ここまで批判的に述べている私も、組体操で涙した経験は何度もある。だがそれは、すべて私が「観客」であるときである。

― 感動とは、その出来事のプロセスに関与することで緊張状態となり、期待する結果が得られたことでその緊張から解放されたときに強い満足感とともに発生する(戸梶,2001)。
― 観戦では、応援する対象の懸命な姿や卓越したパフォーマンスが特に大きな感動を引き起こす(押見・原田,2010)。
― 同じ色のユニフォームでスタンドを埋め尽くすサポーターなど、視覚的な圧倒感が観客をより興奮させる(Uhrich & Benkenstein,2010)。

このように「感動」を扱った様々な研究から考えると、
・(我が子を含む)子供たちの頑張りを応援したい。
・ピラミッドやタワーなどの大技の成功への期待、成功した喜び。
・重い・痛い・苦しいを懸命に耐える子供たちへの同情。
・見事にそろった集団行動の美しさ。
・高くそびえるピラミッドやタワーの圧倒感。
など、組体操には、科学的に観客が感動しやすい要素が多くあるとわかる。

観る人は感動するが、やっている本人は全く感情が湧かない。これが今の組体操なのである。観る者を感動させるため"だけ"に、毎年多くの子供たちが骨を折り、心を折りながら練習しているのだ。

では、安全ならば組体操はしてもいいのか?私は次の2つの理由からNoと答えたい。
1つ目は、「観ていてつまらないから」である。安全な組体操を模索すると、「高さ」を出さないようにするため、1人技や集団行動・フラッグなどのマスゲーム的な表現で構成される演目に行き着く傾向にある。しかし、それらの平面的な表現は「上から」見ると見栄えがよいのであって、同じ高さから見ても、隊形の美しさなどはわからない。また、危険を伴う「大技」への挑戦もなくなるため、観客の期待やドキドキ感も起こりにくい。これまでの「積み上げる」組体操のイメージが強いため、平面化された組体操では観る人は楽しめないのだ。このことは理論的にも、私の体感としてもいえる。

2つ目は、「見せる運動会からの脱却」である。多忙を極める学校教育の中で、運動会や体育祭にかける準備(練習)の大半が、組体操をはじめとする表現演目に費やされている現状もある。
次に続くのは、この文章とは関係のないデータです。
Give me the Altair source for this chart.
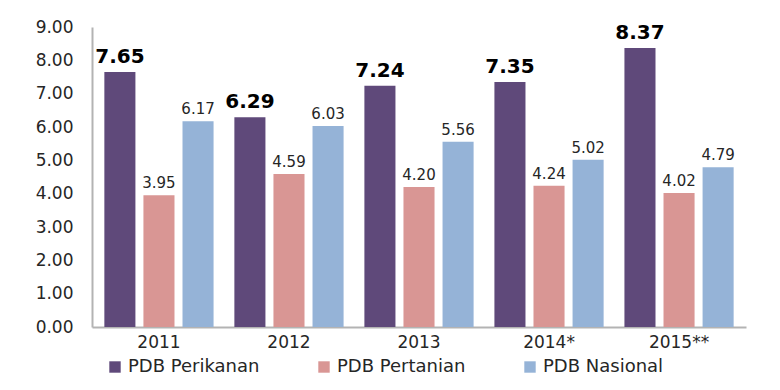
import altair as alt
import pandas as pd

years = ["2011", "2012", "2013", "2014*", "2015**"]
series = ["PDB Perikanan", "PDB Pertanian", "PDB Nasional"]
perikanan = [7.65, 6.29, 7.24, 7.35, 8.37]
pertanian = [3.95, 4.59, 4.20, 4.24, 4.02]
nasional = [6.17, 6.03, 5.56, 5.02, 4.79]
y_ticks = [0, 1, 2, 3, 4, 5, 6, 7, 8, 9]
colors = ["#5F497A", "#D99694", "#95B3D7"]

rows = []
for i, yr in enumerate(years):
    for s, vals in zip(series, [perikanan, pertanian, nasional]):
        rows.append({"year": yr, "series": s, "value": vals[i], "label": f"{vals[i]:.2f}"})
df = pd.DataFrame(rows)

FONT = "DejaVu Sans"

x = alt.X("year:N", sort=years, title=None,
          scale=alt.Scale(paddingInner=0.16, paddingOuter=0.095),
          axis=alt.Axis(labelAngle=0, ticks=False, domainColor="#B3B3B3", domainWidth=2,
                        labelFont=FONT, labelFontSize=17, labelColor="#262626", labelPadding=7))
xoff = alt.XOffset("series:N", sort=series, scale=alt.Scale(paddingInner=0.205, paddingOuter=0))
y = alt.Y("value:Q", title=None,
          scale=alt.Scale(domain=[0, 9], nice=False),
          axis=alt.Axis(values=y_ticks, format=".2f", grid=False, ticks=False,
                        labelOverlap=False, tickCount=10,
                        domainColor="#B3B3B3", domainWidth=2, labelFont=FONT, labelFontSize=17,
                        labelColor="#262626", labelPadding=19))

base = alt.Chart(df)

bars = base.mark_bar().encode(
    x=x, xOffset=xoff, y=y,
    color=alt.Color("series:N", sort=series, scale=alt.Scale(domain=series, range=colors),
                    legend=alt.Legend(title=None, orient="none", direction="horizontal",
                                      legendX=14, legendY=331, symbolType="square", symbolSize=130,
                                      symbolStrokeWidth=0, labelFont=FONT, labelFontSize=18,
                                      labelColor="#262626", columnPadding=55, labelOffset=4)),
)

bold_text = base.transform_filter(alt.datum.series == "PDB Perikanan").mark_text(
    font=FONT, fontSize=20, fontWeight="bold", color="#000000", baseline="bottom", dy=-5
).encode(x=x, xOffset=xoff, y=y, text="label:N")

norm_text = base.transform_filter(alt.datum.series != "PDB Perikanan").mark_text(
    font=FONT, fontSize=15, color="#262626", baseline="bottom", dy=-4
).encode(x=x, xOffset=xoff, y=y, text="label:N")

chart = alt.layer(bars, bold_text, norm_text).properties(
    width=654, height=300,
    autosize=alt.AutoSizeParams(type="none"),
    padding={"left": 84, "top": 19, "right": 26, "bottom": 50},
).configure(background="white").configure_view(stroke=None)

chart.save("out.html", embed_options={"renderer": "svg", "actions": False})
組体操に限らず、学年のダンスや表現の披露といった「発表会としての運動会・体育祭」という側面がなくなれば、事前に何十時間という準備をする必要がなくなり、時間的な余裕も生み出すことができると考えられる。コロナの影響もあり、「保護者が楽しむ運動会」から、本当の意味で「子供が楽しむ運動会」に変わる必要に迫られているが、その「最後の砦」ともなるのが組体操なのだろう。


以上、組体操に対する私見を簡単にまとめさせていただいた。本稿を書くにあたり、複数の組体操に関する研究論文を読み、私自身の知見も深まる機会となった。貴重な機会を提供してくださったことに改めてお礼申し上げます。

最後までお読みいただきありがとうございました。